Once my writing begins, however, new characters and places intrude, and my ego recedes. These characters demand their own voices, and the new places expand the original landscape. Both, then, shape and alter the plot, giving my imagination a chance to play.
When I get started on a story. I do not want to stop. I will write six to eight hours without noticing the time passing. I am eager every morning to return to my keyboard.
I favor family stories, stories that show individual family members struggling against the chains placed on them by other individuals, religions, and/or socio-political forces. My earliest favorite book was Huckleberry Flynn, followed by Catcher in the Rye, Oliver Twist, Dubliners, Portrait of the Artist as a Young Man, A River Runs Through it, Prince of Tides, and many others in that vein.
On the Run is such a family story.
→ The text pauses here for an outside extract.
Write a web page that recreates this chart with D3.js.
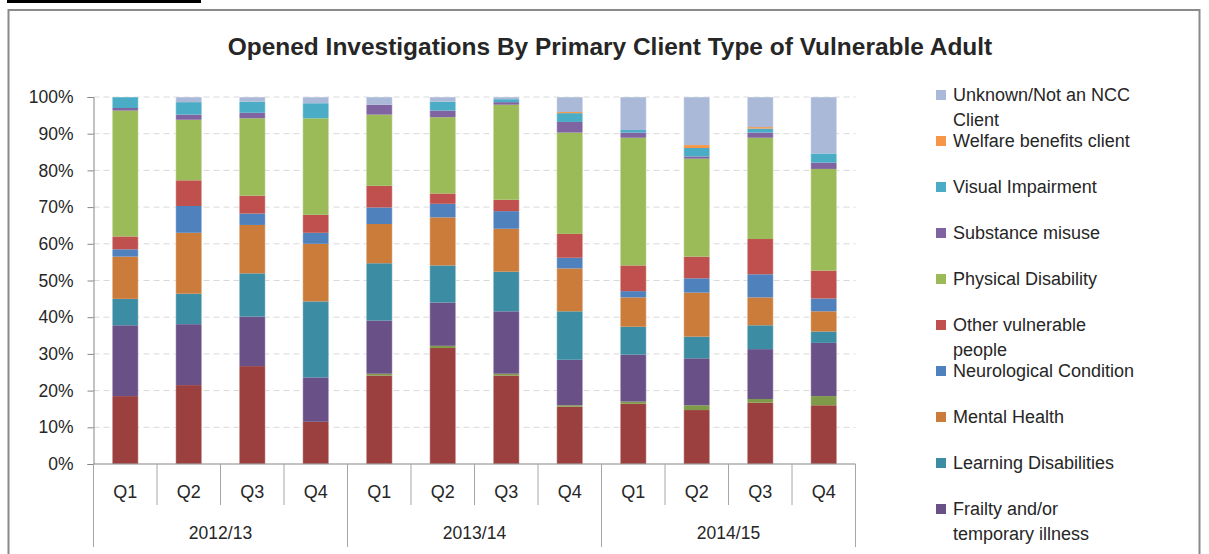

It emerged from a version of my personal experience as a Catholic high school student and track athlete, then later as a teacher who spent years traveling and working in Ireland. I became immersed in the literature and history of Ireland, especially its long struggle to free itself from the oppressively brutal rule of Great Britain.
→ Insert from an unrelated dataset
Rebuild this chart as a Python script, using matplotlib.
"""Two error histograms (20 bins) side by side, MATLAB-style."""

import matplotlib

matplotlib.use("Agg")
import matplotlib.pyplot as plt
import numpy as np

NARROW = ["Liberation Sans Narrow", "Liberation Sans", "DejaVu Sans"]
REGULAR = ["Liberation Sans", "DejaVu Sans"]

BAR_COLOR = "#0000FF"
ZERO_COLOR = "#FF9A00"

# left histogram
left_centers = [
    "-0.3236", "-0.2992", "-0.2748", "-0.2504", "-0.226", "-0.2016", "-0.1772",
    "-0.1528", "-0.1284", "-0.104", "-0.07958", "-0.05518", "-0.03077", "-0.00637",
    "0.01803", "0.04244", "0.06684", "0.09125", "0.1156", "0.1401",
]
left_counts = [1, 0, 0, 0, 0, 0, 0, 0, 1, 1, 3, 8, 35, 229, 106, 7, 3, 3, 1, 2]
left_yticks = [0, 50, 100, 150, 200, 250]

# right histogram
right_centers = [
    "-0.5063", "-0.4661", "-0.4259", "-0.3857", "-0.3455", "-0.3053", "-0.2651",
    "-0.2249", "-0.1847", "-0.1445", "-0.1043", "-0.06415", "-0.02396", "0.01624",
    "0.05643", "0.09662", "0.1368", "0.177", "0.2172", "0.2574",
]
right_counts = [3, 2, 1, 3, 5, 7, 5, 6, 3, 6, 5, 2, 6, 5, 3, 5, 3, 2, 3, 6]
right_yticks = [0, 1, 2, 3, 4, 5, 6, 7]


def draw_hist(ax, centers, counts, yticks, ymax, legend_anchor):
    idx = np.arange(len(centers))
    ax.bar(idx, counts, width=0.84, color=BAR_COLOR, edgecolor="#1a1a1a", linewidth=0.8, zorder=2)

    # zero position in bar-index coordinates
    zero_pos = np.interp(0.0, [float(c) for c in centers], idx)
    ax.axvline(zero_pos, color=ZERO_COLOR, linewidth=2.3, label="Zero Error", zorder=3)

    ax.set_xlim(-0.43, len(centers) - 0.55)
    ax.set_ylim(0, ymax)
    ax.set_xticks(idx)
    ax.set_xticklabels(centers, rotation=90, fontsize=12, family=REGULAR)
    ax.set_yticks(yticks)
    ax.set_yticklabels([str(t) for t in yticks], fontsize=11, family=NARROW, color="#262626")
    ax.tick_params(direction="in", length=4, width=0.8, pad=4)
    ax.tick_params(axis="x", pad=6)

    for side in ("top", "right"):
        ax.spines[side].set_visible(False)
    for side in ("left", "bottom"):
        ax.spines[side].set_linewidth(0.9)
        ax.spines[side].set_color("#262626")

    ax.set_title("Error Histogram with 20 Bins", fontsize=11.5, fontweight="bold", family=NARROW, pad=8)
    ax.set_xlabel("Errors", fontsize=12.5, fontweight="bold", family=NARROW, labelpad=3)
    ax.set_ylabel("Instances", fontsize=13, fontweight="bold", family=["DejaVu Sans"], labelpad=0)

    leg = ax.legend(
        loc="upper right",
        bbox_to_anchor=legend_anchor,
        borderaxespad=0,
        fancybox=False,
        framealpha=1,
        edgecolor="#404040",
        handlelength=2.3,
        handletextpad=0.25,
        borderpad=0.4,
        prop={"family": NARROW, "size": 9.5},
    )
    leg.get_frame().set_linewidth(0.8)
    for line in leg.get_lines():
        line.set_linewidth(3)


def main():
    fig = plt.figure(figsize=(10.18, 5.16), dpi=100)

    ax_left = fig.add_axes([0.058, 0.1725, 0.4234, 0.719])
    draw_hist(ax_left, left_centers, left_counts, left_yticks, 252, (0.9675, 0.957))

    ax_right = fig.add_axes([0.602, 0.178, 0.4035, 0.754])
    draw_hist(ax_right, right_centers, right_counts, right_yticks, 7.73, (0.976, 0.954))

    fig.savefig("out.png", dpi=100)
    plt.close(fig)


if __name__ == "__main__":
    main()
Hence the bullying premise of my story: After the Earl Mountbatten is assassinated by IRA bombers off the coast of Sligo in 1979, Margaret Thatcher instituted a harsh regime against captured IRA prisoners and exacerbated the worsening Troubles. In this tense climate, Terence Connolly, a rural Irish farmer is wrongly arrested as a terrorist at the Northern Irish border. His arrest sets in motion a series of painful events that profoundly affect not only him and his family, but also individuals and communities that interact with Terence, his wife, Bridget, and his teenage son, Tim.
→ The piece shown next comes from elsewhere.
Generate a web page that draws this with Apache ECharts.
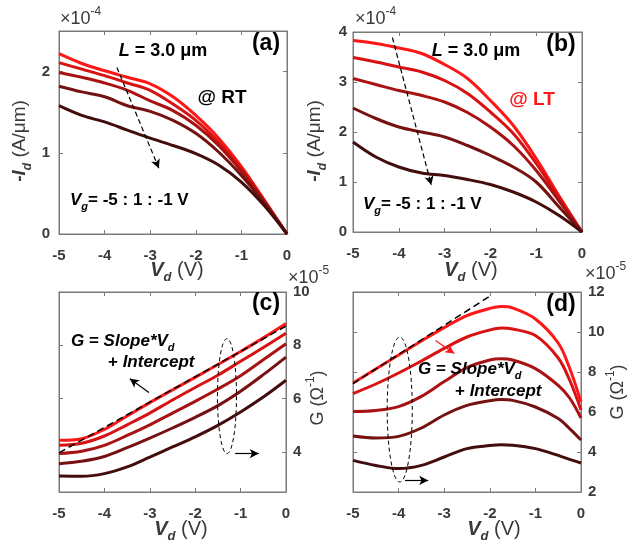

I break the novel into mirroring, intersecting plots.
Once Terence is imprisoned in Maze prison, he becomes severely depressed, even joining the hunger strikers.
Bridget falls into loneliness and depression, when Terence is arrested and even more after sending her son, Tim to stay with her sister and brother-in-law in Queens, NY., because she feared he might join the local IRA and get caught up in the violence.
Tim, however, is not safe in his new environment. He is bullied and beaten in school and becomes depressed and homesick.
The arc of the plot shows how each family member struggles to emerge from their darkness, conquering their fears and depression. I decided on the book’s title to insinuate the idea of running as a motif and metaphor:
Tim channels his fear and anger into track and gains confidence as an elite runner. He feels strong and untouchable, comfortable in the isolation of running, though his growing confidence infuriates his enemies, even to the extreme of plotting violence against him.
Terence gives up the hunger strike and joins a group of prisoners planning and executing an escape. Once out of prison, he is on the run.
Bridget is recruited into a women’s political action group and successfully protests the brutal treatment of the H-Block prisoners. Her success makes her a target of violent Unionist paramilitary. She is on the run from their threats and attacks.
Additionally, all the secondary characters who interact with the Connolly family are “on the run” from some painful secret in their lives: debilitating alcoholism, sexual abuse, issues with rage, self-conscious loneliness, moral cowardice.
The interweaving stories of Tim, Terence, and Bridget, episode by episode, lead them to their climactic reunion.
I hated to end the book. I grew to love my characters and especially enjoyed that I gave birth to them.
I hope my readers are inspired by the decency, strength, and resilience of my main characters in facing down cruel and violent people and systems.”